Leo FALL (1873-1925)
Madame Pompadour - operetta in three acts [77:24]
Madame Pompadour – Annette Dasch (soprano); The King – Heinz Zednik (tenor); René – Mirko Roschkowski (tenor); Madeleine – Elvira Soukop (mezzo); Belotte – Beate Ritter (soprano); Joseph Calicot – Boris Pfeifer (baritone)
Orchestra and Chorus of the Volksoper Wien/Andreas Schüller
rec. Volksoper Wien, June 2012
synopsis but no text or translation included
CPO 777 795-2 [77:24]
Madame Pompadour was first performed in Vienna in March 1922 and in London in December 1923. The latter ran for 469 performances and starred Evelyn Laye and Derek Oldham. They recorded a series of excerpts, once available on Pearl, but the adaptation for the London stage removed much of the work’s original character, making it sound more like an inferior musical comedy than a Viennese operetta.
Although I have not been able to compare it with a score of the original version, what is heard on this disc sounds very convincing in the arrangements, the orchestration and the type of voices used. Having complained when reviewing earlier discs of Fall about performances which fail in these respects (Rose of Stambul on Naxos) it is a great pleasure to listen to one so faithful to the basic character of the music. As a result what we hear is an immensely enjoyable version of what is often described as the composer’s best work.
The operetta, best described as being vaguely connected with historical events, is set in Paris in the time of the French King Louis XV when his mistress was Madame de Pompadour. The latter is very much the main character along with Count René, who falls in love with her but, after a series of unlikely coincidences, returns to his wife who is revealed to be the Pompadour’s sister.
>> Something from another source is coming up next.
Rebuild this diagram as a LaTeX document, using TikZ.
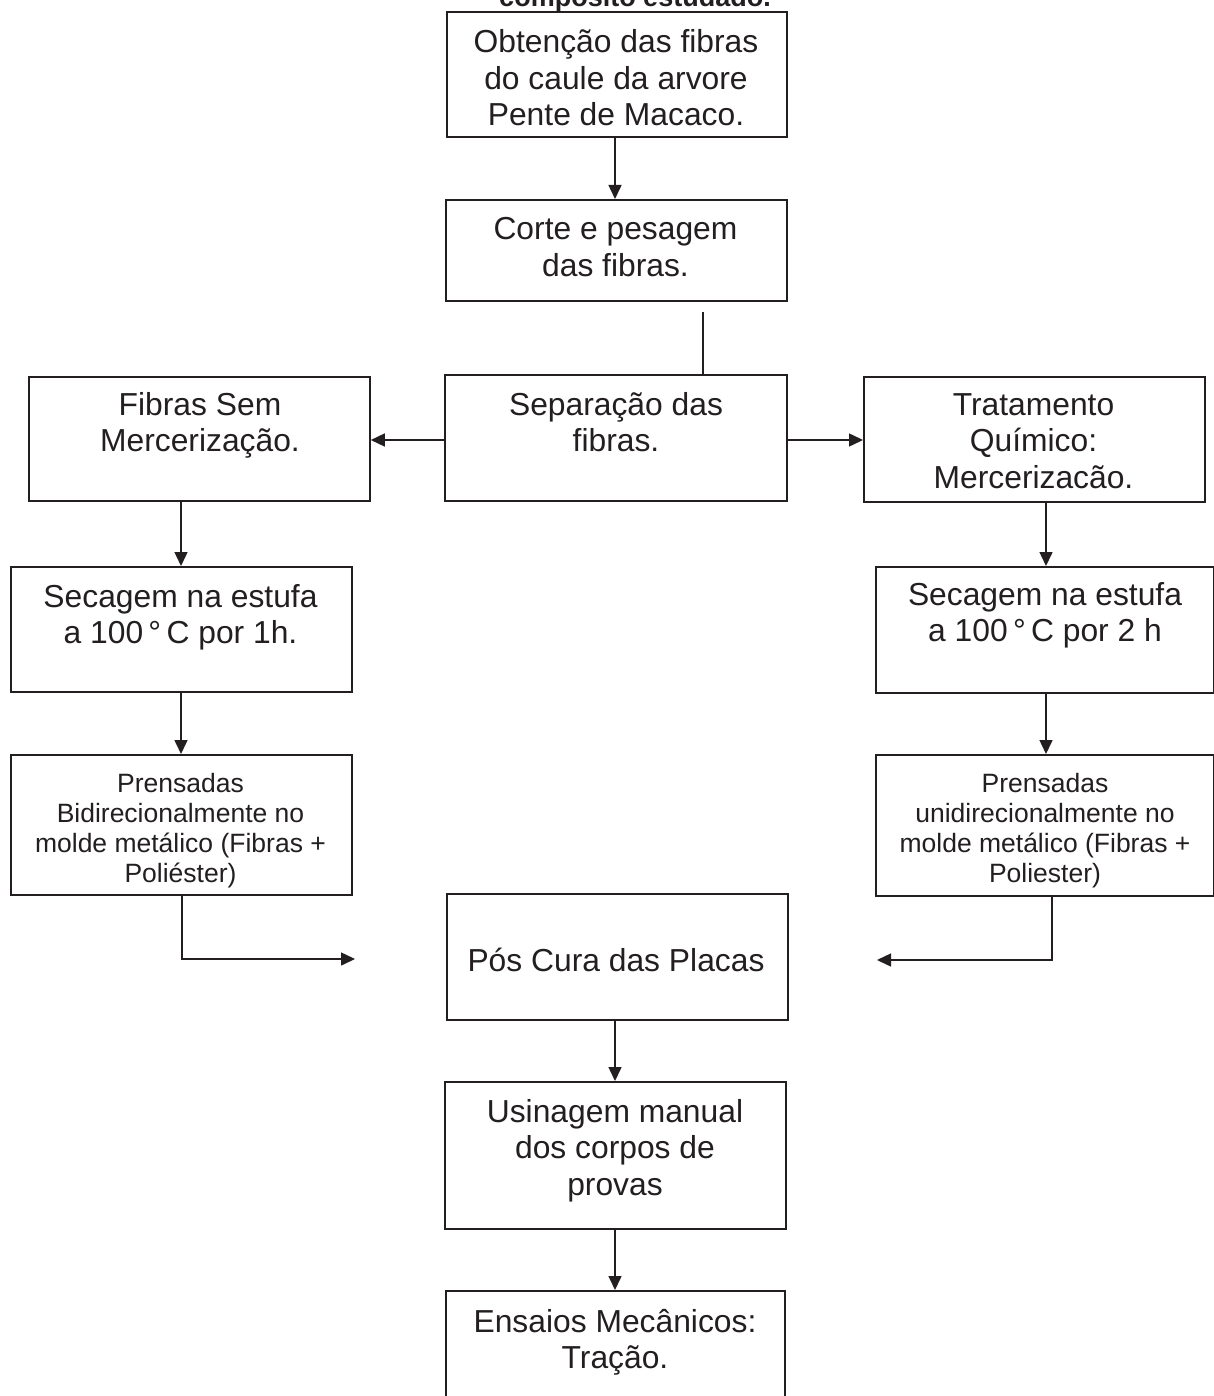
\documentclass[tikz,border=0pt]{standalone}
\usepackage{fontspec}
\setmainfont{Liberation Sans}
\usetikzlibrary{arrows.meta}
\definecolor{ink}{HTML}{231F20}
\newcommand{\ctext}[1]{\parbox[t]{420pt}{\centering #1}}
\tikzset{
  box/.style={draw=ink, line width=1.8pt, inner sep=0pt, anchor=north west},
  big/.style={text=ink, inner sep=0pt, anchor=base, font=\fontsize{31.8}{36.5}\selectfont},
  small/.style={text=ink, inner sep=0pt, anchor=base, font=\fontsize{26.5}{30}\selectfont},
  arr/.style={draw=ink, line width=1.5pt, -{Triangle[length=14pt,width=13pt]}},
  ln/.style={draw=ink, line width=1.5pt}
}
\begin{document}
\begin{tikzpicture}[x=1pt,y=-1pt]
\useasboundingbox[fill=white] (0,0) rectangle (1214,1396);
% caption (cut off at top, as in the reference)
\node[text=ink, inner sep=0pt, anchor=base, font=\bfseries\fontsize{27}{30}\selectfont] (cap) at (635,7) {compósito estudado.};
% boxes
\node[box, minimum width=340pt, minimum height=125pt] (b1) at (446,11) {};
\node[box, minimum width=341pt, minimum height=101pt] (b2) at (445,199) {};
\node[box, minimum width=342pt, minimum height=126pt] (b3) at (444,374) {};
\node[box, minimum width=341pt, minimum height=124pt] (l1) at (28,376) {};
\node[box, minimum width=341pt, minimum height=125pt] (r1) at (863,376) {};
\node[box, minimum width=341pt, minimum height=125pt] (l2) at (10,566) {};
\node[box, minimum width=338pt, minimum height=126pt] (r2) at (875,566) {};
\node[box, minimum width=341pt, minimum height=140pt] (l3) at (10,754) {};
\node[box, minimum width=338pt, minimum height=141pt] (r3) at (875,754) {};
\node[box, minimum width=341pt, minimum height=126pt] (pc) at (446,893) {};
\node[box, minimum width=341pt, minimum height=147pt] (us) at (444,1081) {};
\node[box, minimum width=339pt, minimum height=130pt] (en) at (445,1290) {};
% texts
\node[big] (t1) at (616,53) {\ctext{Obtenção das fibras\\do caule da arvore\\Pente de Macaco.}};
\node[big] (t2) at (615.5,240) {\ctext{Corte e pesagem\\das fibras.}};
\node[big] (t3) at (616,415) {\ctext{Separação das\\fibras.}};
\node[big] (tl1) at (200,415) {\ctext{Fibras Sem\\Mercerização.}};
\node[big] (tr1) at (1033.5,415) {\ctext{Tratamento\\Químico:\\Mercerizacão.}};
\node[big] (tl2) at (180.5,607) {\ctext{Secagem na estufa\\a 100\,°\,C por 1h.}};
\node[big] (tr2) at (1045,605) {\ctext{Secagem na estufa\\a 100\,°\,C por 2 h}};
\node[small] (tl3) at (180.5,792) {\ctext{Prensadas\\Bidirecionalmente no\\molde metálico (Fibras +\\Poliéster)}};
\node[small] (tr3) at (1045,792) {\ctext{Prensadas\\unidirecionalmente no\\molde metálico (Fibras +\\Poliester)}};
\node[big] (tpc) at (616,971) {\ctext{Pós Cura das Placas}};
\node[big] (tus) at (615,1122) {\ctext{Usinagem manual\\dos corpos de\\provas}};
\node[big] (ten) at (615,1332) {\ctext{Ensaios Mecânicos:\\Tração.}};
% connectors
\draw[arr] (b1.south -| 615,0) -- (b2.north -| 615,0);
\coordinate (c0) at (703,312);
\draw[ln] (c0) -- (b3.north -| c0);
\coordinate (ya) at (0,440);
\draw[arr] (b3.west |- ya) -- (l1.east |- ya);
\draw[arr] (b3.east |- ya) -- (r1.west |- ya);
\draw[arr] (l1.south -| 181,0) -- (l2.north -| 181,0);
\draw[arr] (l2.south -| 181,0) -- (l3.north -| 181,0);
\draw[arr] (r1.south -| 1046,0) -- (r2.north -| 1046,0);
\draw[arr] (r2.south -| 1046,0) -- (r3.north -| 1046,0);
\coordinate (el) at (355,959);
\coordinate (er) at (877,960);
\draw[arr] (l3.south -| 182,0) |- (el);
\draw[arr] (r3.south -| 1052,0) |- (er);
\draw[arr] (pc.south -| 615,0) -- (us.north -| 615,0);
\draw[arr] (us.south -| 615,0) -- (en.north -| 615,0);
\end{tikzpicture}
\end{document}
I have not seen it on stage and cannot comment on how convincing it is there, but from the helpful and detailed synopsis in the booklet I see no reason why it could not be successful again. Much would depend on the casting, and you would be lucky to encounter as idiomatic a performance as this. The only name familiar to me was that of Heinz Zednik, at one time a favourite character tenor and here making much of the by no means large part of the King. All the rest, including the two main characters, also sing with obvious understanding of the nature of the work and I never found myself regretting the lack of voices with more obvious star quality. This is above all an ensemble production, and this suits the work admirably. No dialogue is included and no text or translations are provided. However the synopsis is full and clear and is more than enough to give the context and gist of each number … and what numbers. The most obvious “hits” are the duet Josef, ach Josef and the waltz Madame Pompadour, Kronjuwel der Natur but the whole work is full of charm, variety and musical interest. It is good to have such a stylish version of a now sadly neglected operetta.